**Dataset content:**
▬▬▬
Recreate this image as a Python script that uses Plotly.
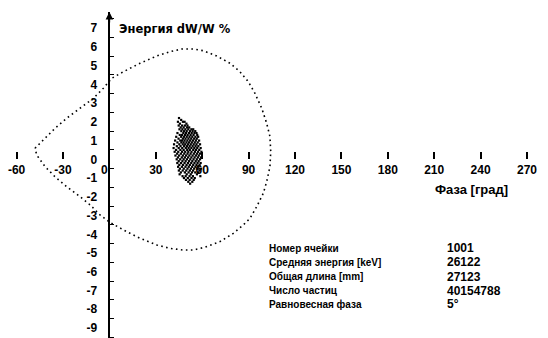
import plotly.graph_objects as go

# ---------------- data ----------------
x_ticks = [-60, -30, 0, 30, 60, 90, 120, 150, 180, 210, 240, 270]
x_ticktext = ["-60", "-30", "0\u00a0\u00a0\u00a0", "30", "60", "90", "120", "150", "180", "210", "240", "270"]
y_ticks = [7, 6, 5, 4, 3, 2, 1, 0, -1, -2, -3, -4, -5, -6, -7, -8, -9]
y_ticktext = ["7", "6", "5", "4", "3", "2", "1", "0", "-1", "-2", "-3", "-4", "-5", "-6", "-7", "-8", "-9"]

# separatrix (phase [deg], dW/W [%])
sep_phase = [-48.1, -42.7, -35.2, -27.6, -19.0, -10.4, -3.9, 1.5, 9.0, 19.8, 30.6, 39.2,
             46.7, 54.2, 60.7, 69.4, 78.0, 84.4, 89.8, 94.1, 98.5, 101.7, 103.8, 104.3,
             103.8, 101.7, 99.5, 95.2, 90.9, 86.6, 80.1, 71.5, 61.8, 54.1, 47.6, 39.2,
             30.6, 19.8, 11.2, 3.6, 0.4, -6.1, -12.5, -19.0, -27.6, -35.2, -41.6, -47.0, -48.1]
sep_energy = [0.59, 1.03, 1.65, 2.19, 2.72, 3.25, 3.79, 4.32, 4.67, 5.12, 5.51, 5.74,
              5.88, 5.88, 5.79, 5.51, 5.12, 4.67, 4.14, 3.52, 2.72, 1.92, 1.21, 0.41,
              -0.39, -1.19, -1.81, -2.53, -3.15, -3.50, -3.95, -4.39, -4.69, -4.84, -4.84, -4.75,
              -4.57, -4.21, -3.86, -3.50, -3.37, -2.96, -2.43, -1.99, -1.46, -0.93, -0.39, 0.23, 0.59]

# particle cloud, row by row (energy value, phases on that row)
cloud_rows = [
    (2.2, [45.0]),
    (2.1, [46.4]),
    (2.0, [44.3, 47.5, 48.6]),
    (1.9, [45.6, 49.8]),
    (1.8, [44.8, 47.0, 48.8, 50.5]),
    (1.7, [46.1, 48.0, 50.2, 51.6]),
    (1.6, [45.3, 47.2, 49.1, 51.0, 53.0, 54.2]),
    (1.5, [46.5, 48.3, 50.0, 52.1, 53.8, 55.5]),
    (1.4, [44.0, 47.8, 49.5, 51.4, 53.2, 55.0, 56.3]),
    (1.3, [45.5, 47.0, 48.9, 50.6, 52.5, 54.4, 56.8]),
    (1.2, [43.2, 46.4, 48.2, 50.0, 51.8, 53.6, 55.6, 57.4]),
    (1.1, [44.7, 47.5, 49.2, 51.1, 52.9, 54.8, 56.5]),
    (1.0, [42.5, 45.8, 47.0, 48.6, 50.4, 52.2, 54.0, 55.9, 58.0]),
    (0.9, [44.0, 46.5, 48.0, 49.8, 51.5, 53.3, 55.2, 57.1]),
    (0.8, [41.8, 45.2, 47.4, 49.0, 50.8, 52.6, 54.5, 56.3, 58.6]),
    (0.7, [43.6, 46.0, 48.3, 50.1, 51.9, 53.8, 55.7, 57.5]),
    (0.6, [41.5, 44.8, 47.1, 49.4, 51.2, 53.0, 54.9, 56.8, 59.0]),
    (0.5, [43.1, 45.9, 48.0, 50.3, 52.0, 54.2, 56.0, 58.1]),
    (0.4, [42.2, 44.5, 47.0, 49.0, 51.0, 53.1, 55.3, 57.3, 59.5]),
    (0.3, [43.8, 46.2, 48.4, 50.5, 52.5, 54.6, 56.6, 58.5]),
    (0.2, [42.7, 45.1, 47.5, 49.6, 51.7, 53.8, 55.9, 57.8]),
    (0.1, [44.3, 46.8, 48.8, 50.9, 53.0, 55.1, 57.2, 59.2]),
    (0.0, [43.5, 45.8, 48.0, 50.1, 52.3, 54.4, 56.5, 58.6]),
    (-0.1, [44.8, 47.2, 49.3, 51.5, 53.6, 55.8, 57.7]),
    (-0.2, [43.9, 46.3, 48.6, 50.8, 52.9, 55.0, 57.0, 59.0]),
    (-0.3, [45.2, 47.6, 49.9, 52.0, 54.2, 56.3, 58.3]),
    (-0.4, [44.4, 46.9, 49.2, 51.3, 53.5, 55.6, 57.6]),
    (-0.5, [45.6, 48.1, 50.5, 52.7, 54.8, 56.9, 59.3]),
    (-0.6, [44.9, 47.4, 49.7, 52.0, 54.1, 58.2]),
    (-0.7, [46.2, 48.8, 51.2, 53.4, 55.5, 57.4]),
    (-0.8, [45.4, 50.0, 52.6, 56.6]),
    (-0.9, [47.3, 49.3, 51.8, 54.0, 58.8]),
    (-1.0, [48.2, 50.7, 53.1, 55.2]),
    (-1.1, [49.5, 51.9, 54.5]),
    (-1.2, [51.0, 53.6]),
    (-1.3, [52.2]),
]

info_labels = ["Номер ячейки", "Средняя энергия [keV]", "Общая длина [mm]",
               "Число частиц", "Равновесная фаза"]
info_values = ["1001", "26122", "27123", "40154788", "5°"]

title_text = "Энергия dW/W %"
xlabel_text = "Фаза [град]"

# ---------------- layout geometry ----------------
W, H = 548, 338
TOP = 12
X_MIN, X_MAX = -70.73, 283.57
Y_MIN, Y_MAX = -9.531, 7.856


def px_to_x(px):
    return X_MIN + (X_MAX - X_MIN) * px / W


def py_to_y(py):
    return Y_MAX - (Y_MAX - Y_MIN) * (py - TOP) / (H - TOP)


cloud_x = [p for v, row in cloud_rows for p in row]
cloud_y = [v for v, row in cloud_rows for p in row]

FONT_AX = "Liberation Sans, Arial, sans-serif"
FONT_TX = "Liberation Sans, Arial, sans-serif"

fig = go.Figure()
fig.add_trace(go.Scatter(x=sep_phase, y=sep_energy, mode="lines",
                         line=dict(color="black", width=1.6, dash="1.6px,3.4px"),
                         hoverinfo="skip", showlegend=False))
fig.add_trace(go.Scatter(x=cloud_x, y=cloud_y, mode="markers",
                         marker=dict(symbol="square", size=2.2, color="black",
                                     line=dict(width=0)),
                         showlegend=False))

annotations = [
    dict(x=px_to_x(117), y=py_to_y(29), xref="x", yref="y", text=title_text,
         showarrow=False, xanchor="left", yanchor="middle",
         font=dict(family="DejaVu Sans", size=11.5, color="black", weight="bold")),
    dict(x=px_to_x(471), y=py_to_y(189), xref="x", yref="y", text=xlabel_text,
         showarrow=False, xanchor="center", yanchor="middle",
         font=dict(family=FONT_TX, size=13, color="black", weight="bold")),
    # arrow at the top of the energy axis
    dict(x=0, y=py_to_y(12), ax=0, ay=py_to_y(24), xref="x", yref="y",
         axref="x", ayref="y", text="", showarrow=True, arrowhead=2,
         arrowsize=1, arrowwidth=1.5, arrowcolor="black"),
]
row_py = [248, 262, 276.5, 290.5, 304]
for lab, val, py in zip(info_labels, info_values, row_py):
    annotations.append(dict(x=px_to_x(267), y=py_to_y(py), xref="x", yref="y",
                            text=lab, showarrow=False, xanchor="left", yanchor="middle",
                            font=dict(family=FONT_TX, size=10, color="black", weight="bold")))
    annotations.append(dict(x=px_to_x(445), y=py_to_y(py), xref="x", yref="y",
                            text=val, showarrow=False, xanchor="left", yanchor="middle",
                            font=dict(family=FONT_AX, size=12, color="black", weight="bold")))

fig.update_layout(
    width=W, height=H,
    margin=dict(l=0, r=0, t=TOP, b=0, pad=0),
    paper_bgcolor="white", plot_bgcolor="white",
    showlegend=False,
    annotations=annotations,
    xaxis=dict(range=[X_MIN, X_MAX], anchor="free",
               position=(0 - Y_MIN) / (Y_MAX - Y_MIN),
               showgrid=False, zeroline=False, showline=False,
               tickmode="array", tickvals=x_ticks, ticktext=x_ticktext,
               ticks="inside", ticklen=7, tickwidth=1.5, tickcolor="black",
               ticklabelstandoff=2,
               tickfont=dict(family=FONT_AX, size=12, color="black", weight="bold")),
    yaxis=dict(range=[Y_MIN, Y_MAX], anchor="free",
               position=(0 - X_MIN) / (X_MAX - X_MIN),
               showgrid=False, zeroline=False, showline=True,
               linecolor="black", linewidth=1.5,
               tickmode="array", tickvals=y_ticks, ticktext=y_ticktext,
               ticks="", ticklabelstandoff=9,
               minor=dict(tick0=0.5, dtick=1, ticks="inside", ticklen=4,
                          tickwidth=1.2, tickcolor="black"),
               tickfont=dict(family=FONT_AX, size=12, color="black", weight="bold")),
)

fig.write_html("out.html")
▬▬▬
**Set problem:** Leave out the pictures and repeat exactly the lines from the start of the material through the line that contains "import plotly.graph_objects as go", both included.

**Solution for this exercise:**
Recreate this image as a Python script that uses Plotly.
import plotly.graph_objects as go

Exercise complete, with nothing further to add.